====== DATA SEGMENT

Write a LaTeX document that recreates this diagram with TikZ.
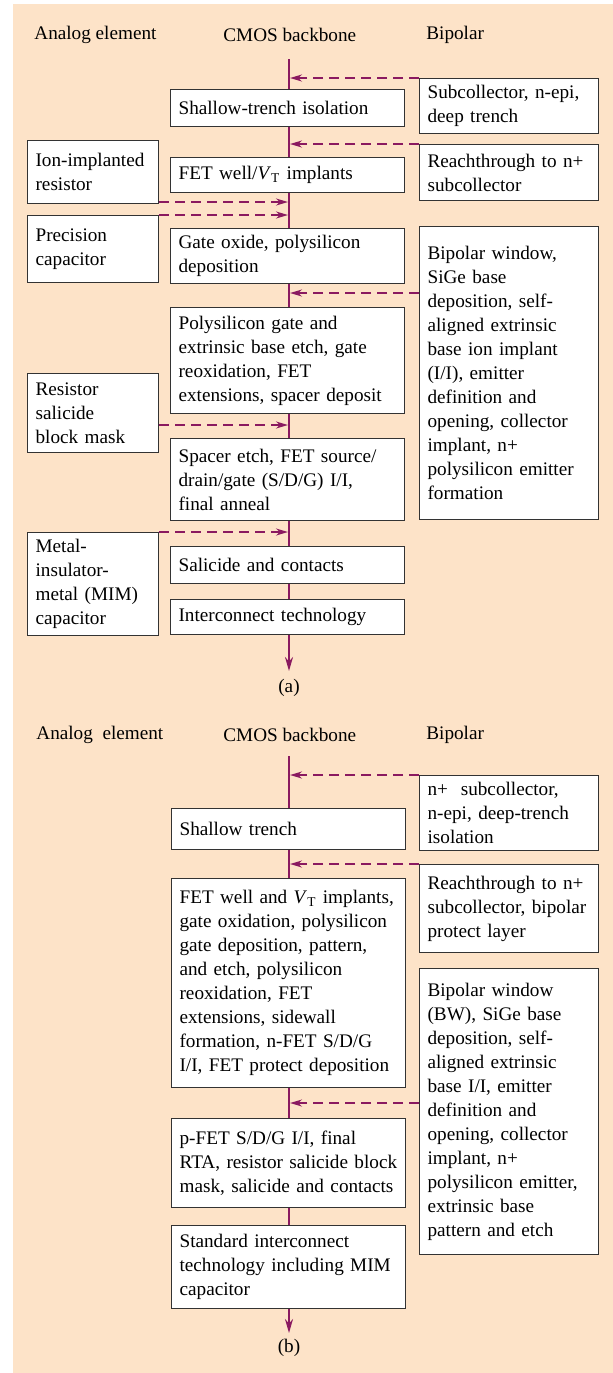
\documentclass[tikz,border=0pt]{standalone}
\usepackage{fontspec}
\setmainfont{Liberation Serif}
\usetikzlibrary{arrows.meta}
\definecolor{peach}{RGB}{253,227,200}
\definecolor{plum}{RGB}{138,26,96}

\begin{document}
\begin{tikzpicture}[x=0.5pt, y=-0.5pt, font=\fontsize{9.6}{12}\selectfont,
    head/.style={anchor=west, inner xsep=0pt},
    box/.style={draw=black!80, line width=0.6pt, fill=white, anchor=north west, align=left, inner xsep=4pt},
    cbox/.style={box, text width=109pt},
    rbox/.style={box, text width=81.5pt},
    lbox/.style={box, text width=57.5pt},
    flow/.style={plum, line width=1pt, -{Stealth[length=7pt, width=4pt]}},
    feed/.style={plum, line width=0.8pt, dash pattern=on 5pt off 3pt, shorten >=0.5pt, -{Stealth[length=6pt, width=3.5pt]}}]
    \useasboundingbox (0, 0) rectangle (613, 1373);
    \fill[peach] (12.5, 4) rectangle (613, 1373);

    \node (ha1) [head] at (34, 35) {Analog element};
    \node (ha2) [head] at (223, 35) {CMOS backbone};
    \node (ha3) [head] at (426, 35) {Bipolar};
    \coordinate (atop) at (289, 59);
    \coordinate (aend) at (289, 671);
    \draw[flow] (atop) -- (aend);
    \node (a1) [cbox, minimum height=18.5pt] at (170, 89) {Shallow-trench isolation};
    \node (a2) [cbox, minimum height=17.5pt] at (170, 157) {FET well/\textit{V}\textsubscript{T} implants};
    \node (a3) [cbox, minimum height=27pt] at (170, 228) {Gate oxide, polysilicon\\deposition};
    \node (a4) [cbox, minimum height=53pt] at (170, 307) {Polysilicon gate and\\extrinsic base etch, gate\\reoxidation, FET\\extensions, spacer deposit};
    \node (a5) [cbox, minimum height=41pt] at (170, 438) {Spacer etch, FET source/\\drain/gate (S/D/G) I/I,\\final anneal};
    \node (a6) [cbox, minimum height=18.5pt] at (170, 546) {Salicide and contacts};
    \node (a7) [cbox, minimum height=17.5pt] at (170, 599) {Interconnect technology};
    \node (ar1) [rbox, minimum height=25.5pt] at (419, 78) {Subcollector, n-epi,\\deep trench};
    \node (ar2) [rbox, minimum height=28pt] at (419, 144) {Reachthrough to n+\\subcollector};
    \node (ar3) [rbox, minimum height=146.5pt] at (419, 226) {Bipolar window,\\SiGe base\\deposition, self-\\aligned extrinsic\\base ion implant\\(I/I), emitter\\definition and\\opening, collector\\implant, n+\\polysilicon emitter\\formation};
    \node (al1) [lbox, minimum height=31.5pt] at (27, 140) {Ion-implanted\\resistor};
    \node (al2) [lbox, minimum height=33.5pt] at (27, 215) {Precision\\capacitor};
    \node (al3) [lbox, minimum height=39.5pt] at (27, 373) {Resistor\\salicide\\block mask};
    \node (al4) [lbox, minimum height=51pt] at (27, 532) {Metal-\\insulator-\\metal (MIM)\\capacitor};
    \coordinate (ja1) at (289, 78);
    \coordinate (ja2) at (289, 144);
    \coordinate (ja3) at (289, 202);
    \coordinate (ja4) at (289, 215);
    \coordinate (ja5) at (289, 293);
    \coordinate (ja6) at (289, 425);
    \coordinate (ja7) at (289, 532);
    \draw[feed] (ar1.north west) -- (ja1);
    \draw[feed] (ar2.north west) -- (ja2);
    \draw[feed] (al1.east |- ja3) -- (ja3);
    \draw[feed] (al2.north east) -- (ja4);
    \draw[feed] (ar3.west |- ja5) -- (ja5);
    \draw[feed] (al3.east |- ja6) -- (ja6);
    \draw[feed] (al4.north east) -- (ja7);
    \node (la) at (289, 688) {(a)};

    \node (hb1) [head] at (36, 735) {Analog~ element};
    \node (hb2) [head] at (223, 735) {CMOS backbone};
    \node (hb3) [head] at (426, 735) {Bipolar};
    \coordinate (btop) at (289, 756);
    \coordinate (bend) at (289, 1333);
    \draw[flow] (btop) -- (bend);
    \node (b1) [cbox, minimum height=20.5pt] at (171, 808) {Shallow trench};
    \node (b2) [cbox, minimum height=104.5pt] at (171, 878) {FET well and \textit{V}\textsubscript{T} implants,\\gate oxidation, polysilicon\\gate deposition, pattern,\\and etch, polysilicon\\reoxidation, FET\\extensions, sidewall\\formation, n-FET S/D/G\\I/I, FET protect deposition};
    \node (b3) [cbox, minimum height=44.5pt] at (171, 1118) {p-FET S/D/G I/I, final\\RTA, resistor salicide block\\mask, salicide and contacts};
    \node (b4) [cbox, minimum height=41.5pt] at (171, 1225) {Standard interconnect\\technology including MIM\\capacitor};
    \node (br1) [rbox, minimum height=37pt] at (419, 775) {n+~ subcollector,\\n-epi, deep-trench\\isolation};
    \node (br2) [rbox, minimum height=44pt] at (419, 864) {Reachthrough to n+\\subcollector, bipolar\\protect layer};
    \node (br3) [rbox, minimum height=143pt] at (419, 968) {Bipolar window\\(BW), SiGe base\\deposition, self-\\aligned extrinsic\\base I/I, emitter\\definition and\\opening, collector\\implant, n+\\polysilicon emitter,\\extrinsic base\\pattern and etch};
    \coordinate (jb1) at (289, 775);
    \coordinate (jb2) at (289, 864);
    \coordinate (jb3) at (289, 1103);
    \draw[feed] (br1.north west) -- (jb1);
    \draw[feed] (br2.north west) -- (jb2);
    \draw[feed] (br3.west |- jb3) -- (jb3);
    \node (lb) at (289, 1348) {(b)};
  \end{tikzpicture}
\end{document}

============

• [TASK PROMPT]: Restate the whole of the material word for word without the pictures.

• [THE RESULT]:
Write a LaTeX document that recreates this diagram with TikZ.
\documentclass[tikz,border=0pt]{standalone}
\usepackage{fontspec}
\setmainfont{Liberation Serif}
\usetikzlibrary{arrows.meta}
\definecolor{peach}{RGB}{253,227,200}
\definecolor{plum}{RGB}{138,26,96}

\begin{document}
\begin{tikzpicture}[x=0.5pt, y=-0.5pt, font=\fontsize{9.6}{12}\selectfont,
    head/.style={anchor=west, inner xsep=0pt},
    box/.style={draw=black!80, line width=0.6pt, fill=white, anchor=north west, align=left, inner xsep=4pt},
    cbox/.style={box, text width=109pt},
    rbox/.style={box, text width=81.5pt},
    lbox/.style={box, text width=57.5pt},
    flow/.style={plum, line width=1pt, -{Stealth[length=7pt, width=4pt]}},
    feed/.style={plum, line width=0.8pt, dash pattern=on 5pt off 3pt, shorten >=0.5pt, -{Stealth[length=6pt, width=3.5pt]}}]
    \useasboundingbox (0, 0) rectangle (613, 1373);
    \fill[peach] (12.5, 4) rectangle (613, 1373);

    \node (ha1) [head] at (34, 35) {Analog element};
    \node (ha2) [head] at (223, 35) {CMOS backbone};
    \node (ha3) [head] at (426, 35) {Bipolar};
    \coordinate (atop) at (289, 59);
    \coordinate (aend) at (289, 671);
    \draw[flow] (atop) -- (aend);
    \node (a1) [cbox, minimum height=18.5pt] at (170, 89) {Shallow-trench isolation};
    \node (a2) [cbox, minimum height=17.5pt] at (170, 157) {FET well/\textit{V}\textsubscript{T} implants};
    \node (a3) [cbox, minimum height=27pt] at (170, 228) {Gate oxide, polysilicon\\deposition};
    \node (a4) [cbox, minimum height=53pt] at (170, 307) {Polysilicon gate and\\extrinsic base etch, gate\\reoxidation, FET\\extensions, spacer deposit};
    \node (a5) [cbox, minimum height=41pt] at (170, 438) {Spacer etch, FET source/\\drain/gate (S/D/G) I/I,\\final anneal};
    \node (a6) [cbox, minimum height=18.5pt] at (170, 546) {Salicide and contacts};
    \node (a7) [cbox, minimum height=17.5pt] at (170, 599) {Interconnect technology};
    \node (ar1) [rbox, minimum height=25.5pt] at (419, 78) {Subcollector, n-epi,\\deep trench};
    \node (ar2) [rbox, minimum height=28pt] at (419, 144) {Reachthrough to n+\\subcollector};
    \node (ar3) [rbox, minimum height=146.5pt] at (419, 226) {Bipolar window,\\SiGe base\\deposition, self-\\aligned extrinsic\\base ion implant\\(I/I), emitter\\definition and\\opening, collector\\implant, n+\\polysilicon emitter\\formation};
    \node (al1) [lbox, minimum height=31.5pt] at (27, 140) {Ion-implanted\\resistor};
    \node (al2) [lbox, minimum height=33.5pt] at (27, 215) {Precision\\capacitor};
    \node (al3) [lbox, minimum height=39.5pt] at (27, 373) {Resistor\\salicide\\block mask};
    \node (al4) [lbox, minimum height=51pt] at (27, 532) {Metal-\\insulator-\\metal (MIM)\\capacitor};
    \coordinate (ja1) at (289, 78);
    \coordinate (ja2) at (289, 144);
    \coordinate (ja3) at (289, 202);
    \coordinate (ja4) at (289, 215);
    \coordinate (ja5) at (289, 293);
    \coordinate (ja6) at (289, 425);
    \coordinate (ja7) at (289, 532);
    \draw[feed] (ar1.north west) -- (ja1);
    \draw[feed] (ar2.north west) -- (ja2);
    \draw[feed] (al1.east |- ja3) -- (ja3);
    \draw[feed] (al2.north east) -- (ja4);
    \draw[feed] (ar3.west |- ja5) -- (ja5);
    \draw[feed] (al3.east |- ja6) -- (ja6);
    \draw[feed] (al4.north east) -- (ja7);
    \node (la) at (289, 688) {(a)};

    \node (hb1) [head] at (36, 735) {Analog~ element};
    \node (hb2) [head] at (223, 735) {CMOS backbone};
    \node (hb3) [head] at (426, 735) {Bipolar};
    \coordinate (btop) at (289, 756);
    \coordinate (bend) at (289, 1333);
    \draw[flow] (btop) -- (bend);
    \node (b1) [cbox, minimum height=20.5pt] at (171, 808) {Shallow trench};
    \node (b2) [cbox, minimum height=104.5pt] at (171, 878) {FET well and \textit{V}\textsubscript{T} implants,\\gate oxidation, polysilicon\\gate deposition, pattern,\\and etch, polysilicon\\reoxidation, FET\\extensions, sidewall\\formation, n-FET S/D/G\\I/I, FET protect deposition};
    \node (b3) [cbox, minimum height=44.5pt] at (171, 1118) {p-FET S/D/G I/I, final\\RTA, resistor salicide block\\mask, salicide and contacts};
    \node (b4) [cbox, minimum height=41.5pt] at (171, 1225) {Standard interconnect\\technology including MIM\\capacitor};
    \node (br1) [rbox, minimum height=37pt] at (419, 775) {n+~ subcollector,\\n-epi, deep-trench\\isolation};
    \node (br2) [rbox, minimum height=44pt] at (419, 864) {Reachthrough to n+\\subcollector, bipolar\\protect layer};
    \node (br3) [rbox, minimum height=143pt] at (419, 968) {Bipolar window\\(BW), SiGe base\\deposition, self-\\aligned extrinsic\\base I/I, emitter\\definition and\\opening, collector\\implant, n+\\polysilicon emitter,\\extrinsic base\\pattern and etch};
    \coordinate (jb1) at (289, 775);
    \coordinate (jb2) at (289, 864);
    \coordinate (jb3) at (289, 1103);
    \draw[feed] (br1.north west) -- (jb1);
    \draw[feed] (br2.north west) -- (jb2);
    \draw[feed] (br3.west |- jb3) -- (jb3);
    \node (lb) at (289, 1348) {(b)};
  \end{tikzpicture}
\end{document}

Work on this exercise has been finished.